3. If the defendant call upon the plaintiff to produce a certain account at the trial, and, when produced, refuses to read it, in evidence, the plaintiff cannot read it to the jury, in evidence, because called for by the defendant.

[Cited in Griffin v. Jeffers, Case No. 5,817.]

[This was an action by Joseph Smith & Son against George Coleman and others.]

This was a cause transmitted from Alexandria county, for trial in this county.

Mr. Key, for defendants, objected to the deposition of Charles H. Hall, because it does not appear to be taken in this cause,—the name of James Anderson, one of the defendants, having been omitted in the caption.

Mr. Jones, contra. On an indictment for perjury, it might be averred that the deposition was made in this cause, notwithstanding the omission of the name. So, in special pleading, it might be averred to be taken in this suit, and proved by parol.

THE COURT (nem. con.) rejected the deposition, because it did not appear to be taken in a cause in which James Anderson is a defendant.

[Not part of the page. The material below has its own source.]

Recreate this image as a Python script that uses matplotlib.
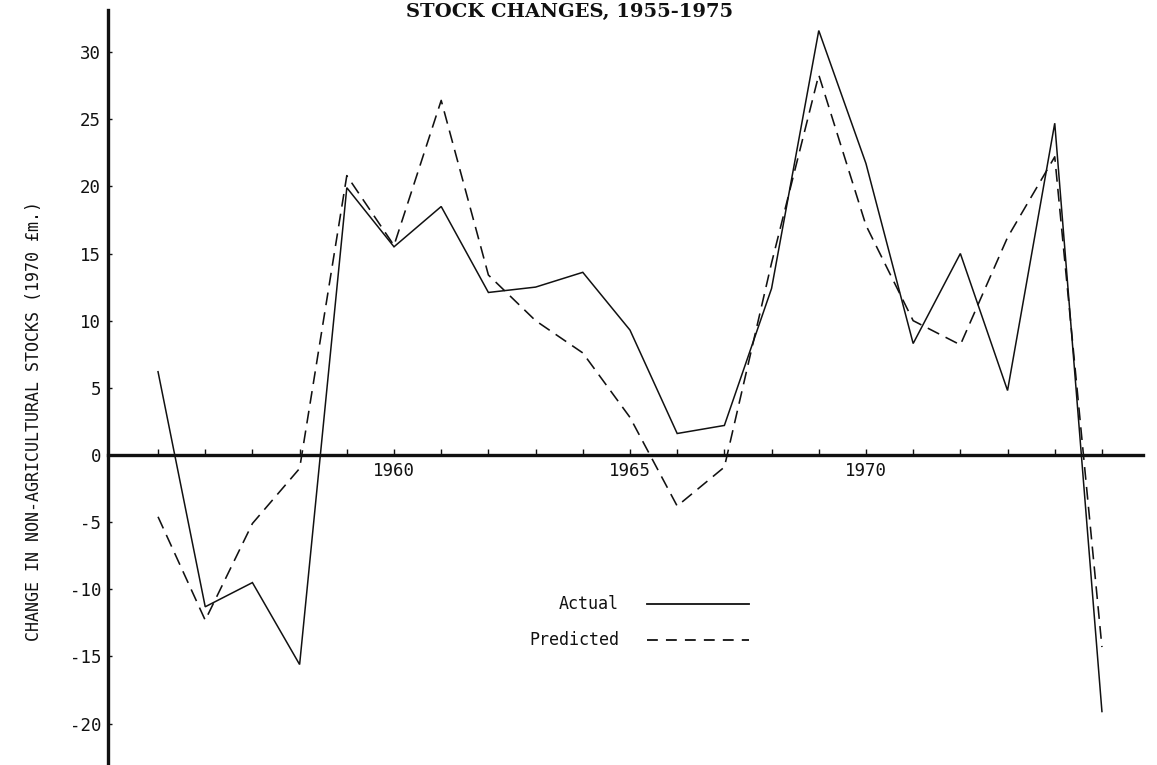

Mr. Key also objected to the deposition of David Seldon. because the judge had not certified that the defendants had no attorney within one hundred miles of the place of caption. He had certified that no notice was given to the adverse parties, because they were within one hundred miles, but said nothing of their attorney.

THE COURT (nem. con.) overruled the objection, because the judge was not required, “by the act of congress, to give any reason for not giving notice; and, if he had, his certificate would not be conclusive evidence of the fact that neither the party nor his attorney was within one hundred miles of the place of caption. The defendants, not having had notice, may object, on that ground, and the plaintiffs may show, in fact, that neither the defendants nor their attorney were within the one hundred miles, &c.

The defendants having given notice to the plaintiffs to produce a certain account at the trial, and the plaintiffs having produced it accordingly, the defendants declined to use it; whereupon the plaintiffs offered to read it, in evidence, to the jury. To this the defendants objected, and

THE COURT (nem. con.) sustained the objection, and refused to permit the plaintiffs to read it to the jury. The plaintiffs became nonsuit, but the court permitted the cause to be reinstated, upon payment of the costs of the term.

The cause, at a subsequent term, was, by consent, returned to the Alexandria docket.